**EXERCISE TASK**
Which lines of the records contain "this"? Collect every one of them.

**Rows from a dataset of charts and code**

::::

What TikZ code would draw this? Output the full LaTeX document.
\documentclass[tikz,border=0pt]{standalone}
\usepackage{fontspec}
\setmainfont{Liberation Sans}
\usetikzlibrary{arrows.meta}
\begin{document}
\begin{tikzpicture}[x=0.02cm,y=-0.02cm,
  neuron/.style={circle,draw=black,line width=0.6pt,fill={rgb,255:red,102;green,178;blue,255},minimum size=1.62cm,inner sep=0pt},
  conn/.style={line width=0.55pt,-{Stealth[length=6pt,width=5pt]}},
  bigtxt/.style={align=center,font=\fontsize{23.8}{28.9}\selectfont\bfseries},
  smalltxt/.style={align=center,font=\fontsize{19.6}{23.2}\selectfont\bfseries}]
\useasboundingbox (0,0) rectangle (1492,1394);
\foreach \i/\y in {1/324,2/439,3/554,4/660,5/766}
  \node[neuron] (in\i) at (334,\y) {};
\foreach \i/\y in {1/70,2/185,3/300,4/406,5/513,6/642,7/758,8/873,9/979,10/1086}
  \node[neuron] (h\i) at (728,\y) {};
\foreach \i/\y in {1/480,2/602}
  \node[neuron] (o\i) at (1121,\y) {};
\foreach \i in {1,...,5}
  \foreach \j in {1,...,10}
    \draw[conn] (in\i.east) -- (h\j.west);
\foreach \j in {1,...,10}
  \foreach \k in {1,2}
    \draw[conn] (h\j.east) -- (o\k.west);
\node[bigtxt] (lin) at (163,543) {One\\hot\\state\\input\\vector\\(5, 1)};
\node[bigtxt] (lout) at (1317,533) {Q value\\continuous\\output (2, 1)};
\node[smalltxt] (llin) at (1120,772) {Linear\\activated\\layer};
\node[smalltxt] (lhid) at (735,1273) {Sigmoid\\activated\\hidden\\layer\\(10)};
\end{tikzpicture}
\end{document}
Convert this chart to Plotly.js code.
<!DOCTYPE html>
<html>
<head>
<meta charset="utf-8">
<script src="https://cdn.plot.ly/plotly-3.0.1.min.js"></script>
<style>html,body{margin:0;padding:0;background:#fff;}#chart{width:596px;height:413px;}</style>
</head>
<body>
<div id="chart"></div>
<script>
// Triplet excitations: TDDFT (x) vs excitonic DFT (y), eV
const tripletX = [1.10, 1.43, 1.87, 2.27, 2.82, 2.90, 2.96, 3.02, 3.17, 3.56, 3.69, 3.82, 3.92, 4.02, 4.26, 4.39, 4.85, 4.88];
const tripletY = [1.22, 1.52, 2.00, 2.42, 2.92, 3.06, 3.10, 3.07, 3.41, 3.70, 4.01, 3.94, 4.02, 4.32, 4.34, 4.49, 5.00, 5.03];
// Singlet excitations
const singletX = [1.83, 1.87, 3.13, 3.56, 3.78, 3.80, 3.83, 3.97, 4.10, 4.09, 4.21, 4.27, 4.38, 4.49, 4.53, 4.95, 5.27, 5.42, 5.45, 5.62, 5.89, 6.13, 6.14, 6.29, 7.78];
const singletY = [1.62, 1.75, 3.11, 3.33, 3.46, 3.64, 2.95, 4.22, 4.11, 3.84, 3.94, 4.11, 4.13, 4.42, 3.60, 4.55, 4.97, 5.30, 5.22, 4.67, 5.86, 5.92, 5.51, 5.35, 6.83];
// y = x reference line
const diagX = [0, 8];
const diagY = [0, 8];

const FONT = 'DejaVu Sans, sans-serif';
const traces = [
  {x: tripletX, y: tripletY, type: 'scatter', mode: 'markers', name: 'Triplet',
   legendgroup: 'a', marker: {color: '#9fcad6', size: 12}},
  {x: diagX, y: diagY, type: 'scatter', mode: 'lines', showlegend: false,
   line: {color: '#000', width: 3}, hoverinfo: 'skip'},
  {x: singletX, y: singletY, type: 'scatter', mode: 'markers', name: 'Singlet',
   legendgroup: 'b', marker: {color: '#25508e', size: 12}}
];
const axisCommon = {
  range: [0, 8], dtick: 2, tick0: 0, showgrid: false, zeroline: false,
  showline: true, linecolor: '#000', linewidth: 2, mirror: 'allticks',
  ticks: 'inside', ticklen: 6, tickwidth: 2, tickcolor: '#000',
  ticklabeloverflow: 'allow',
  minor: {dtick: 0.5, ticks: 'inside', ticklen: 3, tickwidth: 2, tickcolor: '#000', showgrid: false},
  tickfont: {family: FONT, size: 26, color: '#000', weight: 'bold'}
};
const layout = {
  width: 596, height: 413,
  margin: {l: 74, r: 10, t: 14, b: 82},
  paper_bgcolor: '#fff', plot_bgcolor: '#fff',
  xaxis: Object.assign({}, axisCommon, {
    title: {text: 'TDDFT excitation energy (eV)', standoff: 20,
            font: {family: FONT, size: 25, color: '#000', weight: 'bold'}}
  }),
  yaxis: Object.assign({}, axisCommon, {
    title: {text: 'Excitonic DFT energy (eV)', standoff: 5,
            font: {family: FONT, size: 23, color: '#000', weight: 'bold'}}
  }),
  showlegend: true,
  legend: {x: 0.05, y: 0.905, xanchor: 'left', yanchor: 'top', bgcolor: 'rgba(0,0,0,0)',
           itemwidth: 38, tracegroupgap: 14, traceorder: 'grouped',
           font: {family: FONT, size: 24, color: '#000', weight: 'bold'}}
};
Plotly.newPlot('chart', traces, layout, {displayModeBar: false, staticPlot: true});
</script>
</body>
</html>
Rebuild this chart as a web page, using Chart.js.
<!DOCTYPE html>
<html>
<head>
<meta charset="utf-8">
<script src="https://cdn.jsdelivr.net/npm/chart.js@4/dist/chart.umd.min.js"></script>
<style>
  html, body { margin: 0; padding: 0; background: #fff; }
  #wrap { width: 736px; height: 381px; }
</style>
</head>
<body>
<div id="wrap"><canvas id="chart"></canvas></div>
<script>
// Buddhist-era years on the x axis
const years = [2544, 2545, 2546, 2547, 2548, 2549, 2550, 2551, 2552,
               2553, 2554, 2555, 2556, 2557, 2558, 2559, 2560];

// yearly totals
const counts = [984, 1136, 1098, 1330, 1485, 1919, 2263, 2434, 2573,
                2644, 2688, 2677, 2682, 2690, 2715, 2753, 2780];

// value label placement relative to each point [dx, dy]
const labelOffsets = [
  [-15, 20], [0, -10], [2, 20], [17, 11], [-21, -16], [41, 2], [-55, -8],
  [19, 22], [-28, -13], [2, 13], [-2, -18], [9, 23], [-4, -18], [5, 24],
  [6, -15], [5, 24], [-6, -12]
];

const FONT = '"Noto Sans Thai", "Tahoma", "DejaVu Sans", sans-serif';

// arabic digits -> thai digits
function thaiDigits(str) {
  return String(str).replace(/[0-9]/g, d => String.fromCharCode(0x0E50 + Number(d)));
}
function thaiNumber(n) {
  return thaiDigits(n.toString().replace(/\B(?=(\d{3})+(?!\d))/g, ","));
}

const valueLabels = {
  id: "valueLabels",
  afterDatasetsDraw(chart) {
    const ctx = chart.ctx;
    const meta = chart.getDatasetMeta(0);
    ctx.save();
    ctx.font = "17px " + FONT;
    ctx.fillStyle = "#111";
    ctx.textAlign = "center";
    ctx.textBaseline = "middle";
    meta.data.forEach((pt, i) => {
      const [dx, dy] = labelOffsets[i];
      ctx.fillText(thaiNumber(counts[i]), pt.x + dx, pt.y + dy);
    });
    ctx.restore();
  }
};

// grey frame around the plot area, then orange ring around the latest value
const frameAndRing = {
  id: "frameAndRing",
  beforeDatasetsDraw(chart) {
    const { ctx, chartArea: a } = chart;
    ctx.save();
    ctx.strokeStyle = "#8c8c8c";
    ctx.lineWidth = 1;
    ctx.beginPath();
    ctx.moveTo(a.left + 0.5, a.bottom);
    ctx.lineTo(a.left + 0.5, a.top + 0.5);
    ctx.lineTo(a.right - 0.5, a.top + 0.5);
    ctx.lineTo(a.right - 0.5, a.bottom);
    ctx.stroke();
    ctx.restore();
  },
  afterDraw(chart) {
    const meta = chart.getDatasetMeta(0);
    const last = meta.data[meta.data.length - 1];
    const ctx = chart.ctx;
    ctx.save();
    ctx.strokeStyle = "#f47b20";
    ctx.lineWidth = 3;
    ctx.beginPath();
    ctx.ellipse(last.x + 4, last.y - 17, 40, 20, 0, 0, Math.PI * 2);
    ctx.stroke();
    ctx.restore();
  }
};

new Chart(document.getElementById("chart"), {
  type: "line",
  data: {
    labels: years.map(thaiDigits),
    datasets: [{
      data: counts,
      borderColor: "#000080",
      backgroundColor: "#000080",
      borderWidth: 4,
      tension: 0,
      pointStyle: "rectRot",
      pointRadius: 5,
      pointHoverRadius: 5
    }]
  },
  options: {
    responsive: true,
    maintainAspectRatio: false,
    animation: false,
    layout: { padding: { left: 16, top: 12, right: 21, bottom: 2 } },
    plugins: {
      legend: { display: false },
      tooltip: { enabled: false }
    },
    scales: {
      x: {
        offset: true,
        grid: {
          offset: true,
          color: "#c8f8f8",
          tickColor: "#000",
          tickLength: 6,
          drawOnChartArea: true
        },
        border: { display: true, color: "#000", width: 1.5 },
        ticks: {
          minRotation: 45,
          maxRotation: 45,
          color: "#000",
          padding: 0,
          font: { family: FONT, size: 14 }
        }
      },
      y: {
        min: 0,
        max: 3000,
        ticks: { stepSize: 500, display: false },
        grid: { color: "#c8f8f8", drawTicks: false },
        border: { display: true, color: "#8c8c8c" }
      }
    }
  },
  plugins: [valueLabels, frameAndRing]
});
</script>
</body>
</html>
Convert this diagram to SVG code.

::::

**OUTPUT**
What TikZ code would draw this? Output the full LaTeX document.
Convert this chart to Plotly.js code.
Rebuild this chart as a web page, using Chart.js.
Convert this diagram to SVG code.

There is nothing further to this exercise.